I just brought a samsung ultrabook which had a 500gb hdd and a 24gb ssd which it was set up for express caching.

I got it for a bargain price (and free windows 8 :] ) so i upgraded the hdd to a 256gb Samung 830 ssd. 

My question is though,should i reset up the system to cache again or is it a waste of time? or shall i just use the 24gb ssd for an extra bit of storage.

Any help would be greatly appreciated.


----------



## lyndonguitar (Oct 26, 2012)

I didn't quite understand your post but I have questions/

What do you use as boot HDD?
and what are the list HDDs that you use?


----------



## W1zzard (Oct 26, 2012)

i would definitely reset the cache. 

then check subjective performance over a few days with caching on and off. i doubt you'll see much of a difference.

24 gb isn't much useful, maybe turning it off will help save a bit of power?


----------



## freebie (Oct 26, 2012)

Thanks W1zzard - I think you're right, should probably test the difference. Worth a try for the power saving. Might just end up using it as a bit of extra storage, dedicated Steam folder lol.

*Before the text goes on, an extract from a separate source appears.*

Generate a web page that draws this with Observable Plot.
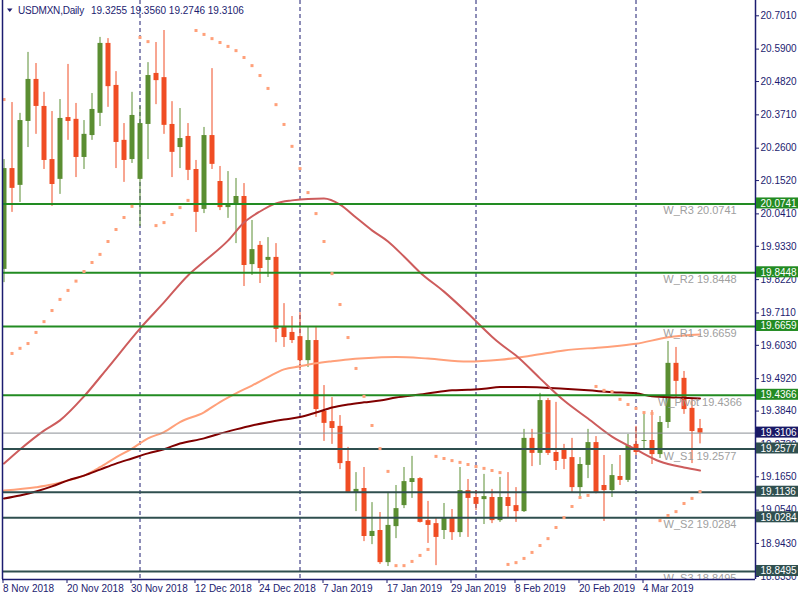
<!DOCTYPE html>
<html><head><meta charset="utf-8">
<script src="https://cdn.jsdelivr.net/npm/d3@7"></script>
<script src="https://cdn.jsdelivr.net/npm/@observablehq/plot@0.6"></script>
<style>
html,body{margin:0;padding:0;background:#fff;}
#chart svg{display:block;}
</style></head><body><div id="chart"></div>
<script>
const symbolName = "USDMXN,Daily";
const headerOHLC = ["19.3255", "19.3560", "19.2746", "19.3106"];

const opens = [19.856,20.192,20.136,20.349,20.489,20.399,20.222,20.156,20.362,20.356,
20.229,20.302,20.376,20.609,20.469,20.286,20.222,20.156,20.339,20.509,
20.495,20.339,20.262,20.299,20.189,20.056,20.302,20.149,20.062,20.069,
20.099,19.872,19.936,19.886,19.896,19.666,19.646,19.632,19.552,19.619,
19.383,19.349,19.333,19.216,19.113,19.126,18.966,18.986,18.879,18.999,
19.069,19.146,19.159,19.019,19.009,18.986,19.029,18.979,19.119,19.096,
19.089,19.096,19.019,19.096,19.069,19.049,19.293,19.243,19.419,19.246,
19.253,19.229,19.129,19.203,19.279,19.136,19.119,19.166,19.153,19.273,
19.283,19.286,19.239,19.346,19.543,19.493,19.393,19.3255];
const highs = [20.222,20.412,20.376,20.579,20.542,20.446,20.382,20.422,20.539,20.409,
20.352,20.442,20.629,20.625,20.515,20.342,20.446,20.399,20.545,20.612,
20.652,20.415,20.392,20.342,20.219,20.329,20.525,20.199,20.182,20.159,
20.142,20.019,19.949,19.962,19.942,19.742,19.699,19.712,19.662,19.666,
19.469,19.429,19.369,19.263,19.179,19.196,19.079,19.046,19.113,19.136,
19.196,19.233,19.162,19.083,19.026,19.076,19.056,19.196,19.156,19.119,
19.173,19.123,19.163,19.179,19.129,19.323,19.323,19.443,19.426,19.413,
19.273,19.293,19.229,19.323,19.299,19.236,19.206,19.236,19.306,19.333,
19.376,19.386,19.366,19.616,19.596,19.516,19.423,19.3560];
const lows = [19.812,20.046,20.079,20.262,20.306,20.189,20.066,20.106,20.286,20.162,
20.189,20.286,20.332,20.396,20.192,20.146,20.209,19.999,20.222,20.405,
20.306,20.162,20.192,20.152,19.979,20.042,20.189,20.052,20.026,19.942,
19.799,19.836,19.809,19.829,19.612,19.596,19.609,19.519,19.529,19.363,
19.283,19.273,19.189,19.110,19.049,18.949,18.939,18.873,18.866,18.959,
19.059,19.093,19.011,18.943,18.869,18.956,18.953,18.963,18.963,19.053,
19.006,19.009,19.013,19.029,19.013,19.046,19.199,19.203,19.236,19.186,
19.189,19.113,19.099,19.159,19.108,19.016,19.096,19.136,19.146,19.236,
19.259,19.206,19.226,19.326,19.429,19.373,19.209,19.2746];
const closes = [20.192,20.126,20.352,20.489,20.399,20.219,20.139,20.359,20.349,20.229,
20.306,20.389,20.609,20.465,20.279,20.219,20.369,20.342,20.502,20.485,
20.336,20.246,20.292,20.186,20.046,20.302,20.206,20.062,20.069,20.099,
19.869,19.922,19.859,19.896,19.656,19.629,19.619,19.552,19.619,19.389,
19.343,19.326,19.209,19.113,19.123,18.966,18.983,18.879,19.003,19.059,
19.149,19.159,19.013,19.003,18.963,19.029,18.979,19.119,19.093,19.073,
19.099,19.019,19.096,19.066,19.049,19.293,19.243,19.419,19.243,19.216,
19.223,19.129,19.206,19.279,19.113,19.119,19.169,19.153,19.269,19.246,
19.286,19.239,19.346,19.543,19.483,19.389,19.316,19.3106];

const sarValues = [20.422,19.576,19.593,19.609,19.646,19.682,19.719,19.756,19.786,19.817,
19.849,19.879,19.906,19.949,19.989,20.029,20.066,20.629,20.615,20.002,
20.012,20.039,20.062,20.086,20.652,20.639,20.625,20.612,20.599,20.585,
20.562,20.535,20.502,20.459,20.405,20.339,20.266,20.192,20.112,20.042,
19.949,19.842,19.739,19.629,19.526,19.433,19.336,19.259,19.183,18.869,
18.869,18.883,18.903,18.923,19.233,19.226,19.219,19.213,19.206,19.199,
19.193,19.186,19.179,18.873,18.879,18.893,18.913,18.936,18.959,18.996,
19.029,19.066,19.096,19.103,19.466,19.453,19.449,19.423,19.406,19.393,
19.379,19.376,19.019,19.036,19.049,19.076,19.093,19.116];

const maFastBars = [0,2,5,7,10,13,17,20,23,25,28,30,32,34,36,38,40,42,44,46,48,50,52,55,58,61,62,64,67,70,73,76,79,82,85,87];
const maFastVals = [19.209,19.256,19.319,19.353,19.433,19.529,19.659,19.746,19.836,19.882,19.952,20.012,20.049,20.076,20.086,20.091,20.092,20.072,20.029,19.986,19.949,19.899,19.846,19.782,19.709,19.632,19.609,19.569,19.493,19.419,19.359,19.299,19.256,19.216,19.196,19.186];

const maMidBars = [0,4,6,8,10,12,14,16,18,20,22,25,27,29,31,33,35,37,39,41,43,45,49,53,58,62,66,70,75,79,83,87];
const maMidVals = [19.119,19.130,19.139,19.153,19.169,19.197,19.230,19.259,19.293,19.314,19.347,19.380,19.414,19.443,19.469,19.497,19.523,19.533,19.543,19.550,19.556,19.560,19.564,19.559,19.549,19.555,19.569,19.586,19.597,19.608,19.630,19.639];

const maSlowBars = [0,2,4,6,8,10,12,14,16,18,20,22,25,27,29,31,33,35,37,39,41,43,45,47,49,52,54,56,58,60,62,65,70,73,76,79,81,84,87];
const maSlowVals = [19.093,19.103,19.116,19.133,19.153,19.169,19.189,19.209,19.226,19.243,19.257,19.276,19.293,19.309,19.323,19.336,19.347,19.356,19.364,19.379,19.396,19.406,19.413,19.419,19.429,19.439,19.447,19.453,19.455,19.458,19.464,19.464,19.458,19.453,19.447,19.443,19.433,19.429,19.426];

const levelNames = ["W_R3","W_R2","W_R1","W_Pivot","W_S1","","W_S2","W_S3"];
const levelValues = [20.0741,19.8448,19.6659,19.4366,19.2577,19.1136,19.0284,18.8495];
const levelKinds = ["resistance","resistance","resistance","resistance","support","support","support","support"];
const lastPrice = 19.3106;

const yTicks = [20.7010,20.5900,20.4820,20.3710,20.2600,20.1520,20.0410,19.9330,19.8220,19.7110,19.6030,19.4920,19.3840,19.2730,19.1650,19.0540,18.9430,18.8330];
const xTickBars = [0,8,16,24,32,40,48,56,64,72,80];
const xTickLabels = ["8 Nov 2018","20 Nov 2018","30 Nov 2018","12 Dec 2018","24 Dec 2018","7 Jan 2019","17 Jan 2019","29 Jan 2019","8 Feb 2019","20 Feb 2019","4 Mar 2019"];
const separatorBars = [17,37,59,79];

const BULL = "#5B8E32", BEAR = "#F04D24";
const NAVY = "#1C1C70";
const kindColor = {resistance: "#228B22", support: "#2F4F4F"};

const candles = opens.map((o, i) => ({i, open: o, high: highs[i], low: lows[i], close: closes[i]}));
const bulls = candles.filter(d => d.close >= d.open);
const bears = candles.filter(d => d.close < d.open);
const sar = sarValues.map((v, i) => ({i, v}));
const maFast = maFastBars.map((b, k) => ({i: b, v: maFastVals[k]}));
const maMid = maMidBars.map((b, k) => ({i: b, v: maMidVals[k]}));
const maSlow = maSlowBars.map((b, k) => ({i: b, v: maSlowVals[k]}));
const levels = levelValues.map((v, k) => ({name: levelNames[k], value: v, kind: levelKinds[k]}));
const lastBar = candles.length - 1;

const xDomain = [-0.1875, 93.9375];
const yDomain = [18.8228, 20.752];

const chart = Plot.plot({
  width: 800, height: 600,
  marginLeft: 2, marginRight: 45, marginTop: 0, marginBottom: 21,
  style: {fontFamily: "'Liberation Sans', Arial, sans-serif", fontSize: "10px", background: "#fff"},
  x: {type: "linear", domain: xDomain},
  y: {type: "linear", domain: yDomain},
  marks: [
    Plot.ruleX(separatorBars, {x: d => d, stroke: NAVY, strokeWidth: 1, strokeDasharray: "4,3"}),
    Plot.ruleX(bulls, {x: "i", y1: "low", y2: "high", stroke: BULL, strokeWidth: 1, clip: true}),
    Plot.ruleX(bears, {x: "i", y1: "low", y2: "high", stroke: BEAR, strokeWidth: 1, clip: true}),
    Plot.ruleX(bulls, {x: "i", y1: "open", y2: "close", stroke: BULL, strokeWidth: 5, clip: true}),
    Plot.ruleX(bears, {x: "i", y1: "open", y2: "close", stroke: BEAR, strokeWidth: 5, clip: true}),
    Plot.line(maMid, {x: "i", y: "v", stroke: "#FFA07A", strokeWidth: 2, curve: "monotone-x", clip: true}),
    Plot.line(maSlow, {x: "i", y: "v", stroke: "#800000", strokeWidth: 2, curve: "monotone-x", clip: true}),
    Plot.line(maFast, {x: "i", y: "v", stroke: "#CD5C5C", strokeWidth: 2, curve: "monotone-x", clip: true}),
    Plot.ruleY([lastPrice], {stroke: "#8A8F96", strokeWidth: 1}),
    Plot.ruleY(levels, {y: "value", stroke: d => kindColor[d.kind], strokeWidth: 2}),
    Plot.dot(sar, {x: "i", y: "v", symbol: "square", r: 1.7, fill: "#FFA07A", stroke: "none", clip: true}),
    Plot.text(levels.filter(d => d.name), {x: () => lastBar, y: "value", text: d => `${d.name} ${d.value.toFixed(4)}`, dy: 7, fill: "#A0A0A0", fontSize: 11, textAnchor: "middle", clip: true}),
    Plot.axisY({anchor: "right", ticks: yTicks, tickFormat: d => d.toFixed(4), tickSize: 3, tickPadding: 2, color: NAVY, label: null}),
    Plot.axisX({anchor: "bottom", ticks: xTickBars, tickFormat: d => xTickLabels[xTickBars.indexOf(d)], tickSize: 4, tickPadding: 1, textAnchor: "start", dx: -1, color: NAVY, label: null}),
    Plot.ruleX([xDomain[0]], {stroke: NAVY, strokeWidth: 1.5}),
    Plot.ruleX([xDomain[1]], {stroke: NAVY, strokeWidth: 1.5}),
    Plot.ruleY([yDomain[0]], {stroke: NAVY, strokeWidth: 1.5})
  ]
});

const svg = d3.select(chart);
const ys = chart.scale("y");
const xs = chart.scale("x");
const rightEdge = xs.apply(xDomain[1]);

// price boxes on the right axis
const boxes = levels.map(d => ({value: d.value, color: kindColor[d.kind]}));
boxes.push({value: lastPrice, color: "#191966"});
const gb = svg.append("g").attr("text-anchor", "start");
for (const b of boxes) {
  const Y = ys.apply(b.value);
  gb.append("rect").attr("x", rightEdge + 1).attr("y", Y - 6).attr("width", 42).attr("height", 11).attr("fill", b.color);
  gb.append("text").attr("x", rightEdge + 5.5).attr("y", Y).attr("dy", "0.35em")
    .attr("text-anchor", "start").attr("fill", "#fff").attr("font-size", 10).text(b.value.toFixed(4));
}

// header
const gh = svg.append("g").attr("fill", NAVY).attr("font-size", 10).attr("text-anchor", "start");
gh.append("path").attr("d", "M7,8.5 L12.5,8.5 L9.75,12 Z");
gh.append("text").attr("x", 18).attr("y", 10).attr("dy", "0.35em").attr("text-anchor", "start").attr("letter-spacing", "-0.2").text(symbolName);
gh.append("text").attr("x", 91).attr("y", 10).attr("dy", "0.35em").attr("text-anchor", "start").text(headerOHLC.join(" "));

document.getElementById("chart").appendChild(chart);
</script>
</body></html>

@lyndonguitar - The ultrabook had a 500gb hard drive installed, and soldered to the board is a 24gb ssd. I've replaced the 500gb with the 256gb SSD.


----------



## Millennium (Oct 26, 2012)

Power saving would be a few watts at best. I would use it as a cache and consider getting a bigger one at some point.


----------



## Jetster (Oct 26, 2012)

Or sell the msata


----------



## freebie (Oct 26, 2012)

Millennium said:


> Power saving would be a few watts at best. I would use it as a cache and consider getting a bigger one at some point.





Jetster said:


> Or sell the msata



Can't get a bigger one, thought it was msata but its soldered to the board apparently, thats why i upgraded the 500gb hdd to a 256gb instead.


----------



## Condusiv (Oct 26, 2012)

*ExpressCache*

Hi freebie,

OEMs license and use our ExpressCache technology in the systems they manufacture because it enables them to offer the performance of a pure SSDs system at the fraction of the cost without impacting storage capacity.

Hope this helps!


Alex
Condusiv Technologies


----------



## samus (Oct 29, 2012)

*huh?*

sorry, i noticed this and had to jump in here and respond.

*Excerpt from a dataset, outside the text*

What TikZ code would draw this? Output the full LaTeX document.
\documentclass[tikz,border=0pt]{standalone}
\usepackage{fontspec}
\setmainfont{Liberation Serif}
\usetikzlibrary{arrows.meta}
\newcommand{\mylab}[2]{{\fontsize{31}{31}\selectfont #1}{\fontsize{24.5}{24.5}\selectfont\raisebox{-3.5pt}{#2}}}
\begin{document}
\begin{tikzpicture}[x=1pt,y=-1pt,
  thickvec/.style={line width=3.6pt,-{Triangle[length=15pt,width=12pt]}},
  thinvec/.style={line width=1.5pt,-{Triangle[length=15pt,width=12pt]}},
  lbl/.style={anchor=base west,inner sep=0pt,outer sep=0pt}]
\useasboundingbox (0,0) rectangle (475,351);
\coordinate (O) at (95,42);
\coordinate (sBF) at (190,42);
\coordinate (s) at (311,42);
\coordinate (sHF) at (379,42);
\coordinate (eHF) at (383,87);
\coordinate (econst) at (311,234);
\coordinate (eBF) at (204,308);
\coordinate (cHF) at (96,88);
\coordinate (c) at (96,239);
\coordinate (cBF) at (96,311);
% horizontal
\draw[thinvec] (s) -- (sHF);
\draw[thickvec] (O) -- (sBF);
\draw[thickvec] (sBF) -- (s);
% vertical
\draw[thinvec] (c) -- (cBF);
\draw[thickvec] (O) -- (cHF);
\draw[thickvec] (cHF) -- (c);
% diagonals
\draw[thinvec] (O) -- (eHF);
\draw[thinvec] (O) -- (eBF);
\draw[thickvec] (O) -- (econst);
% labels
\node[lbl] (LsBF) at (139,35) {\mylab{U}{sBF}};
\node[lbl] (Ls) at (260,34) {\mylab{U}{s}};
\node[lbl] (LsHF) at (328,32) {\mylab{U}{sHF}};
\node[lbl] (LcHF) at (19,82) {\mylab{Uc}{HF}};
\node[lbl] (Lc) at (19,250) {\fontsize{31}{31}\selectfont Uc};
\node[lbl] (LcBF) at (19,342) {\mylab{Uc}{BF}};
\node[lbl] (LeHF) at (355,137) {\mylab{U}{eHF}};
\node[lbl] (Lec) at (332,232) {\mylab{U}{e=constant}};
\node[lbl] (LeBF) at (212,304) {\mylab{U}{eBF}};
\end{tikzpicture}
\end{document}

freebie, based on Condusiv's point, it seems pretty odd to me for someone to buy an ultrabook with expresscache and then use the money they saved to turn right around and spend it on an SSD for the system... am i missing something here?


----------



## freebie (Oct 30, 2012)

Condusiv said:


> Hi freebie,
> 
> OEMs license and use our ExpressCache technology in the systems they manufacture because it enables them to offer the performance of a pure SSDs system at the fraction of the cost without impacting storage capacity.
> 
> ...





samus said:


> sorry, i noticed this and had to jump in here and respond.
> 
> freebie, based on Condusiv's point, it seems pretty odd to me for someone to buy an ultrabook with expresscache and then use the money they saved to turn right around and spend it on an SSD for the system... am i missing something here?



Thanks both, The laptop is ridiculously faster with the SSD in then it was with the ExpressCache and HDD.

But i have to admit, was rapid before as well.


----------